Though we cannot see electric fields, they do exist. The way that we detect them is their effect on matter.
In the simulation below (originally written by Bruce Sherwood), you will see the electric field (represented by arrows) at various locations in space around a positively charged particle. Click the "See 3D View" button to see electric field in three dimensions. Click the "Make Charge Negative" button to see the electric field around a negatively charged particle.
Where is the electric field produced by a charged particle greater in strength, near the charged particle or far from the charged particle?
If the electron is not stationary but instead moves back and forth like a vibrating cell phone, then it produces an oscillating electric field everywhere in space around it. This is called an electromagnetic wave.
The simulation below (written by Bruce Sherwood) shows the radiating electric field due to an oscillating electron in an antenna. Click the Run button to start the animation. You are seeing what we call radiation. An example of radiation produced in this way is the oscillation of electrons in a radio transmitter that transmits radio waves for FM or AM stations or for cell phones.
The oscillating electric field in turn creates an oscillating magnetic field. That's why we call light an electromagnetic wave. You can see this by clicking the "Show B" button in the simulation above. The peaks of either the electric field or the magnetic field are called the wavefront.
Whereas water waves need water and sound waves need a gas, liquid, or solid in which to travel, light needs no medium.
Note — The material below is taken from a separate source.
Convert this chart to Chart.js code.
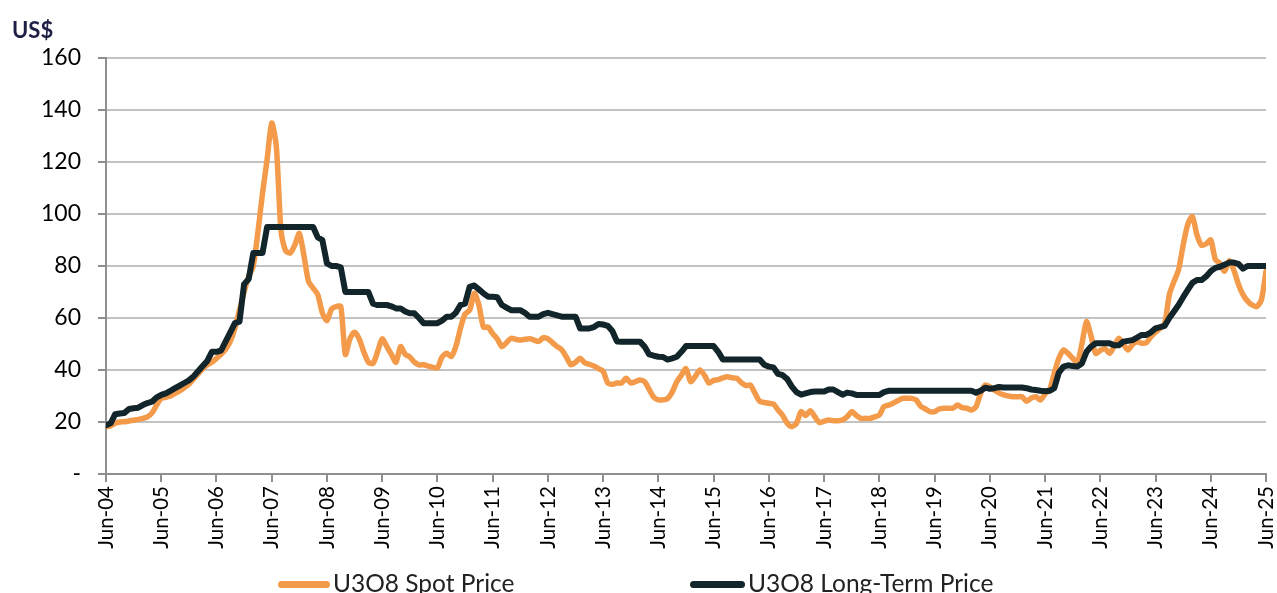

Light will travel in a complete vacuum that is void of any matter at all. That's because electric and magnetic fields are produced by charged particles but exist regardless of whether there is any matter there to experience the fields. That is, electric and magnetic fields in an electromagnetic wave both exist and propagate in a vacuum.
(Note: a perfect vacuum is defined as a region of space that is void of any matter. However, outer space actually has some atoms and is not a perfect vacuum. On average, outer space has a few atoms--mostly hydrogen--in each cubic centimeter.)
Light from a star does not travel in one or a few directions (like the waves from the antenna in the simulation which are not emitted at all along the axis of the antenna). But rather, light from a star travels outward from the star in every direction. That means that the wave fronts are actually a sphere. A single wavefront (crest of wave) grows larger and larger like a spherical balloon blowing up.
It's probably easier to picture this in two dimensions using circles. If you throw a pebble in a pond, it produces waves with circular wavefronts that get larger in diameter as the waves travel outward. The animation below (written by Bruce Sherwood) shows the waves produced by something like a floating bobber that is moved up and down in water, thus creating the circular waves. The red lines are called rays--they are radially outward from the light source and perpendicular to the wavefronts.
Each black circle in the above simulation represents a peak (or crest) of the wave. Two consecutive peaks are called a cycle. The distance between peaks is called wavelength. The time it takes for consecutive peaks to pass a certain point is called period. The number of cycles to pass a certain point in one second is called frequency.
(I know that this is a lot of vocabulary all in one paragraph, but you'll get a chance to understand these words in the next section.)
In actuality, stars emit light spherically. The simulation below shows a single spherical wavefront. In this case, only wavefront is emitted, so it's called a pulse. There is no wavelength associated with this wave because it is not periodic.